In the morning, there is nothing more delicious that this gluten free blueberry porridge pot. This is our new favourite breakfast and is perfect for kickstarting your January! The blueberry adds the perfect fruity hint to the creamy soaked coconut porridge – yum! Also, the best thing about this gluten free blueberry porridge pot is that you can make it in advance, which means that you can keep it in the fridge all week. We love making a big batch on a Sunday evening so it is available for the whole family. In addition, it is great for the little ones when you have a busy morning!
- 100g rolled oats
- 50g jumbo oats
- 150ml hot water
- 150ml coconut milk
- 2 Tbsp chia seeds
- 2 Tbsp maple syrup
- 200g frozen blueberries
- 1/2 Tbsp coconut sugar
Place the blueberries and coconut sugar into a saucepan over a medium heat. Stir this occasionally until the blueberries start to break down form a thick compote. This will take 15 to 20 minutes.

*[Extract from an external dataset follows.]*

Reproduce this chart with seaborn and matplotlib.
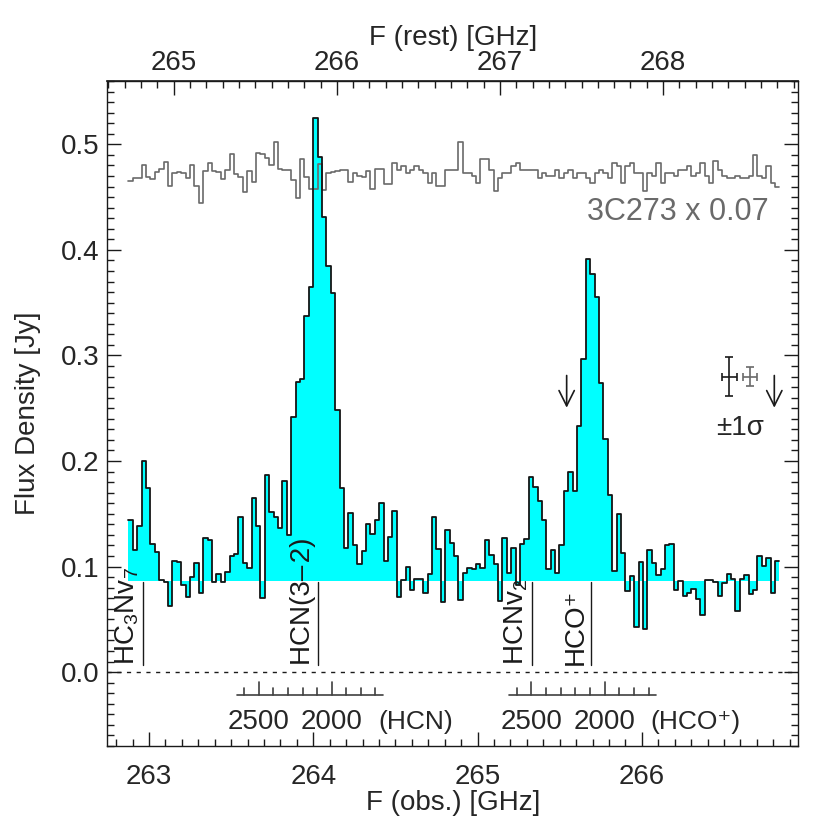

Whilst the blueberries simmer, mix the oats, chia seeds, coconut milk, maple syrup and hot water in a bowl. Once well combined, let this sit for 20 minutes until the oats are soft and have absorbed the moisture.

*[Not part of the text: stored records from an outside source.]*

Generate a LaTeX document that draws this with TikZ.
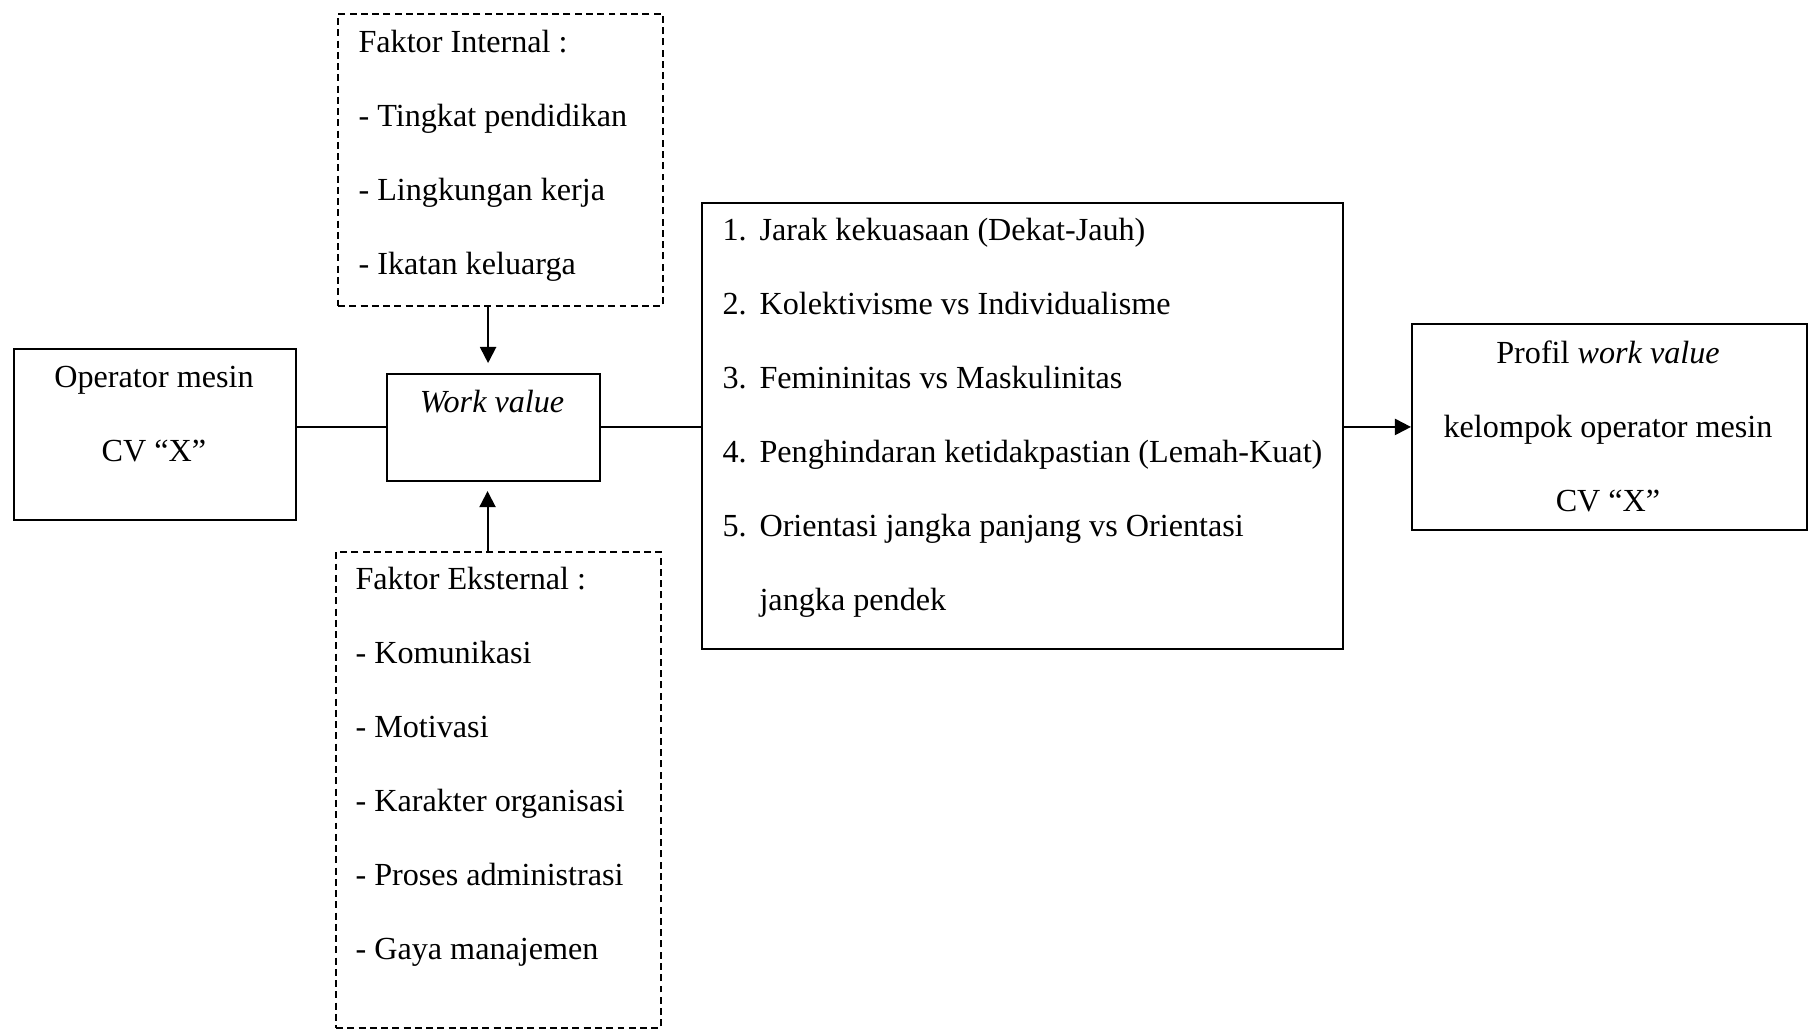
\documentclass[tikz,border=0pt]{standalone}
\usepackage{fontspec}
\setmainfont{Liberation Serif}
\usetikzlibrary{arrows.meta}
\tikzset{%
  >={Triangle[width=6pt,length=6pt]},
  % Specifications for style of boxes and texts:
       box/.style = {rectangle, draw=black, line width=0.75pt,
                     anchor=north west, inner sep=0pt},
   solidbox/.style = {box},
    dashbox/.style = {box, dash pattern=on 2.6pt off 1.6pt},
   boxtext/.style = {inner sep=0pt, font=\fontsize{12}{27.6}\selectfont},
  listtext/.style = {boxtext, align=left, anchor=north west},
      link/.style = {line width=0.75pt}
}
\newcommand{\itemno}[1]{\makebox[13.8pt][l]{#1}}

\begin{document}
\begin{tikzpicture}[x=0.373pt, y=-0.373pt]
  \useasboundingbox (0,0) rectangle (1810,1029);

  \node (operator) [solidbox, minimum width=105.2pt, minimum height=63.8pt] at (13,348) {};
  \node (wv)       [solidbox, minimum width=79.4pt,  minimum height=39.9pt] at (386,373) {};
  \node (internal) [dashbox,  minimum width=121.2pt, minimum height=108.9pt] at (337,13) {};
  \node (external) [dashbox,  minimum width=121.2pt, minimum height=177.5pt] at (335,551) {};
  \node (dimension)[solidbox, minimum width=239.1pt, minimum height=166.4pt] at (701,202) {};
  \node (profile)  [solidbox, minimum width=147.3pt, minimum height=76.8pt] at (1411,323) {};

  \node (operatortext) [boxtext, align=center, anchor=north] at (154,366)
        {Operator mesin\\CV “X”};
  \node (wvtext) [boxtext, anchor=base] at (492,413) {\textit{Work value}};
  \node (internaltext) [listtext] at (358,30)
        {Faktor Internal :\\- Tingkat pendidikan\\- Lingkungan kerja\\- Ikatan keluarga};
  \node (externaltext) [listtext] at (355,567)
        {Faktor Eksternal :\\- Komunikasi\\- Motivasi\\- Karakter organisasi\\- Proses administrasi\\- Gaya manajemen};
  \node (dimensiontext) [listtext] at (722,218)
        {\itemno{1.}Jarak kekuasaan (Dekat-Jauh)\\
         \itemno{2.}Kolektivisme vs Individualisme\\
         \itemno{3.}Femininitas vs Maskulinitas\\
         \itemno{4.}Penghindaran ketidakpastian (Lemah-Kuat)\\
         \itemno{5.}Orientasi jangka panjang vs Orientasi\\
         \itemno{}jangka pendek};
  \node (profiletext) [boxtext, align=center, anchor=north] at (1608,340)
        {Profil \textit{work value}\\kelompok operator mesin\\CV “X”};

    \draw[link]                    (operator.east |- wv.west) -- (wv.west);
    \draw[link]                    (wv.east) -- (wv.east -| dimension.west);
    \draw[link,->]                 (dimension.east |- profile.west) -- (profile.west);
    \draw[link,->,shorten >=3.7pt] ([xshift=-2pt]wv.north |- internal.south) -- ([xshift=-2pt]wv.north);
    \draw[link,->,shorten >=3.4pt] ([xshift=-2.2pt]wv.south |- external.north) -- ([xshift=-2.2pt]wv.south);
\end{tikzpicture}
\end{document}
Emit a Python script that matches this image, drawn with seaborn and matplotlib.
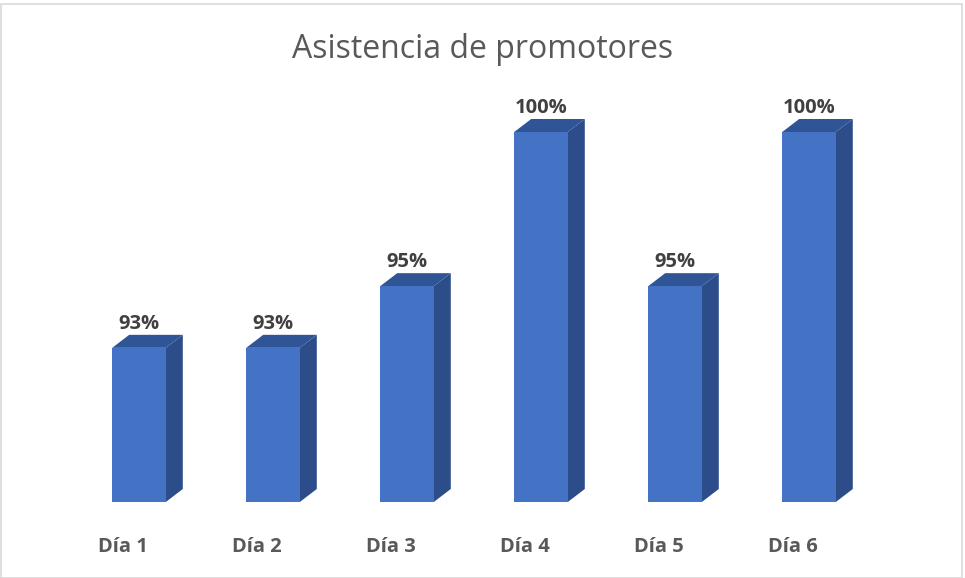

Once both components are ready, begin putting this together. Evenly separate the oat mixture into 3 bowls. In the first bowl add 3/4 of the blueberry mixture and stir well. Place this to the side.
In the 2nd bowl of oats, add the last 1/4 (leaving 1 Tbsp of blueberry for later) of the blueberry mixture and sir until fully combined.
To assemble, place the darker blueberry porridge at the bottom of a glass/ Tupperware. Top this with the lighter blue porridge and then finally the plain porridge. Using the last tbsp of the blueberry compote, place this on the top. Dig in and enjoy! This will keep for a few days in an air tight container in the fridge.